Retired Tory MP Nigel Lawson once said that the NHS is “the closest thing the English people have to a religion.” Google “our precious NHS” or “our beloved NHS” and you’ll get a gazillion hits. Grown people in responsible positions talk about the NHS as if it were a living creature…or a demigod. Last year, seven decades after its establishment, an MP wrote on Facebook: “Happy 70th Birthday to our precious NHS.” This June, when the prospect of a new US-UK trade deal raised fears of health-care privatization, Rachel Clarke, a famous doctor and writer, tweeted: “I can’t think of anything worse than our precious NHS in the clutches of American capital.”

Rachel Clarke

It’s one thing to appreciate your doctor or celebrate the advances of modern medicine. It’s another to talk in this borderline worshipful way about a government bureaucracy. This is especially the case when the bureaucracy in question is far from being all it’s cracked up to be. For all the glowing PR the NHS gets, a study last year showed that it “has among the lowest per capita numbers of doctors, nurses and hospital beds in the western world….only Poland has fewer doctors and nurses than the UK, while only Canada, Denmark and Sweden have fewer hospital beds.” Its record on treating people with potentially fatal maladies is nothing less than horrific: such patients often have to endure perilously long waiting times for urgently needed tests, treatments, operations, and follow-ups.

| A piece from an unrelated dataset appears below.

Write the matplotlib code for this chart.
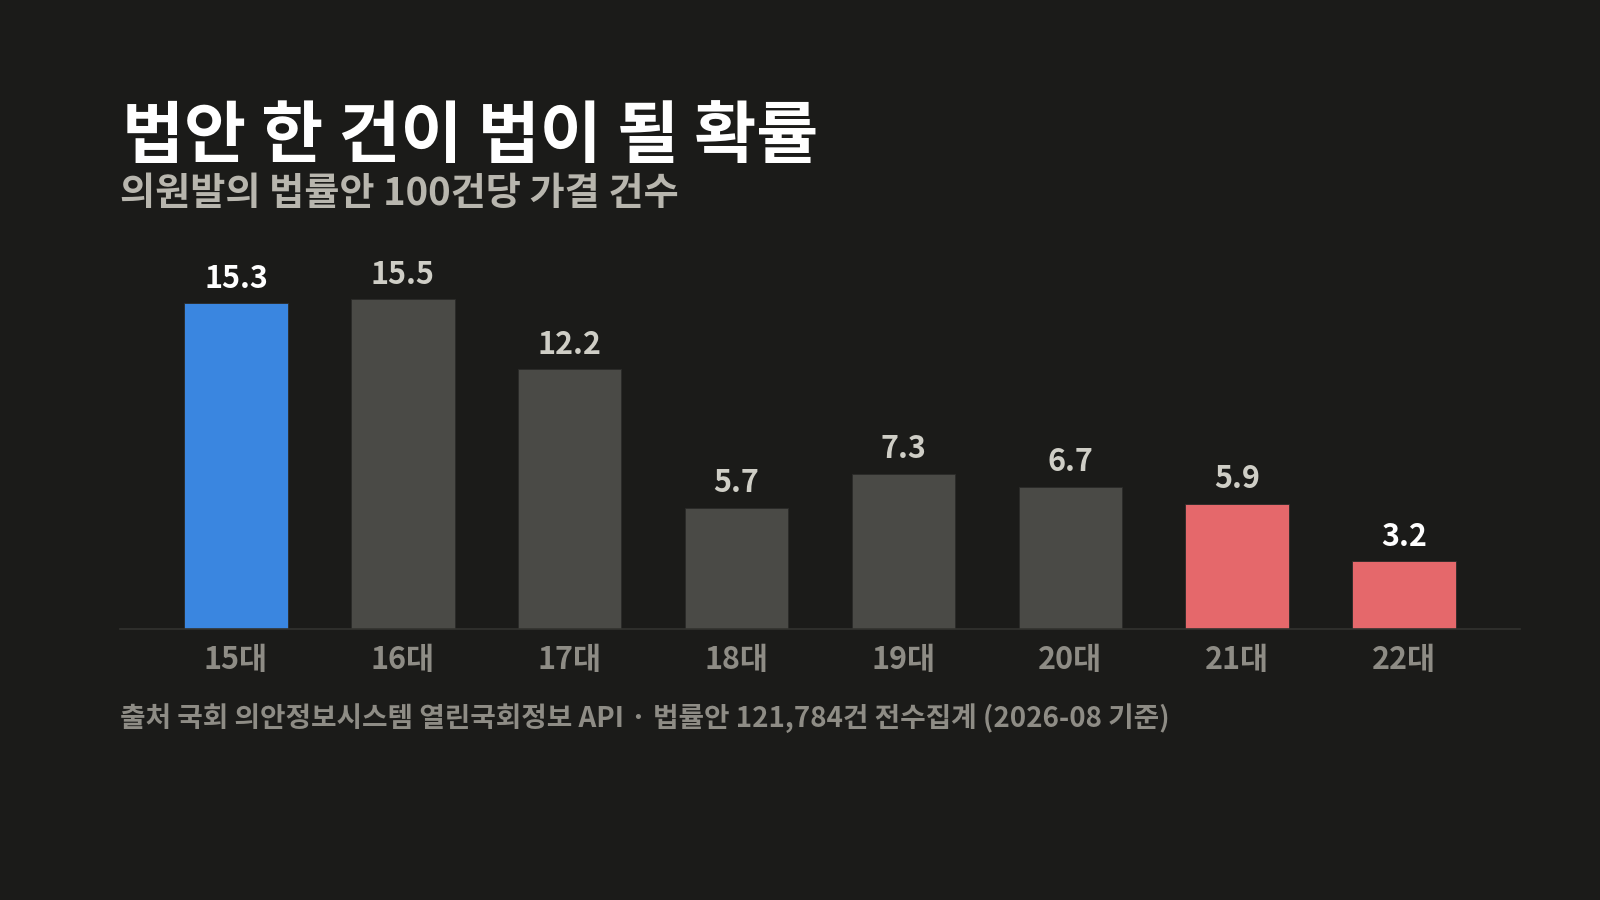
import matplotlib
matplotlib.use("Agg")
import matplotlib.pyplot as plt

plt.rcParams['font.family'] = ['Noto Sans CJK KR', 'DejaVu Sans']

# 국회 대수별 법률안 100건당 가결 건수
sessions = ['15대', '16대', '17대', '18대', '19대', '20대', '21대', '22대']
pass_rate = [15.3, 15.5, 12.2, 5.7, 7.3, 6.7, 5.9, 3.2]
bar_colors = ['#3a86e0', '#4a4a46', '#4a4a46', '#4a4a46',
              '#4a4a46', '#4a4a46', '#e5686b', '#e5686b']
label_colors = ['#ffffff', '#cfcec6', '#cfcec6', '#cfcec6',
                '#cfcec6', '#cfcec6', '#cfcec6', '#ffffff']

title = '법안 한 건이 법이 될 확률'
subtitle = '의원발의 법률안 100건당 가결 건수'
source = '출처 국회 의안정보시스템 열린국회정보 API · 법률안 121,784건 전수집계 (2026-08 기준)'

bg = '#1b1b19'

fig = plt.figure(figsize=(16, 9), dpi=100, facecolor=bg)
ax = fig.add_axes([0.075, 0.301, 0.875, 0.402])
ax.set_facecolor(bg)

x = list(range(len(sessions)))
bars = ax.bar(x, pass_rate, width=0.62, color=bar_colors,
              edgecolor='#2a2a28', linewidth=0.6, zorder=2)

for b, v, c in zip(bars, pass_rate, label_colors):
    ax.annotate(f'{v:.1f}', (b.get_x() + b.get_width() / 2, v),
                xytext=(0, 6), textcoords='offset points',
                ha='center', va='bottom', fontsize=22,
                fontweight='bold', color=c)

ax.set_xlim(-0.695, 7.695)
ax.set_ylim(0, 17)
ax.set_xticks(x)
ax.set_xticklabels(sessions, fontsize=22, fontweight='bold', color='#8e8c85')
ax.tick_params(axis='x', length=0, pad=11)
ax.set_yticks([])
for side in ['top', 'right', 'left']:
    ax.spines[side].set_visible(False)
ax.spines['bottom'].set_color('#33332f')
ax.spines['bottom'].set_linewidth(1.2)

fig.text(0.076, 0.826, title, fontsize=48.5, fontweight='bold',
         color='#ffffff', va='baseline', ha='left')
fig.text(0.075, 0.772, subtitle, fontsize=27.5, fontweight='bold',
         color='#b8b6ae', va='baseline', ha='left')
fig.text(0.075, 0.192, source, fontsize=20, fontweight='bold',
         color='#8e8c85', va='baseline', ha='left')

fig.savefig('out.png', dpi=100, facecolor=bg)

Admittedly, although America may have the best world’s doctors and hospitals, its health-care bureaucracy also has its problems – but you don’t find anybody in the U.S. crowing about it in the way Brits have been trained to crow about the NHS.

Michael Buerk

All of which brings us to Michael Buerk, a longtime newsreader for that other supposedly beloved British institution, the BBC, who said recently that fat persons with obesity-related ailments should be refused the care they need and should instead be allowed to die in order to save money for the NHS. “Who is to say longevity is the ultimate goal in life?” Buerk asked, and encouraged his fellow Brits to see the early death of their untreated overweight countrymen as “a selfless sacrifice in the fight against demographic imbalance, overpopulation and climate change.”

Such views, of course, are not unusual. Indeed, the NHS itself, like socialized medical systems in other countries, routinely refuses certain treatments to patients who, for reasons of age or weight or whatever, are considered expendable. When politicians and bureaucrats publicly discuss such matters, of course, they lean heavily on euphemisms and circumlocutions. What sets Buerk apart from them is the refreshing frankness of his macabre, Hippocratic Oath-defying enthusiasm for what we are not allowed to call “death panels.”

It is interesting, by the way, that neither Buerk nor any of his old colleagues at the BBC have suggested that that frankly superfluous and outrageously expensive broadcasting service, whose “news” programs have long since consisted largely of left-wing propaganda, be defunded as a “selfless sacrifice” and the money spent on more important things.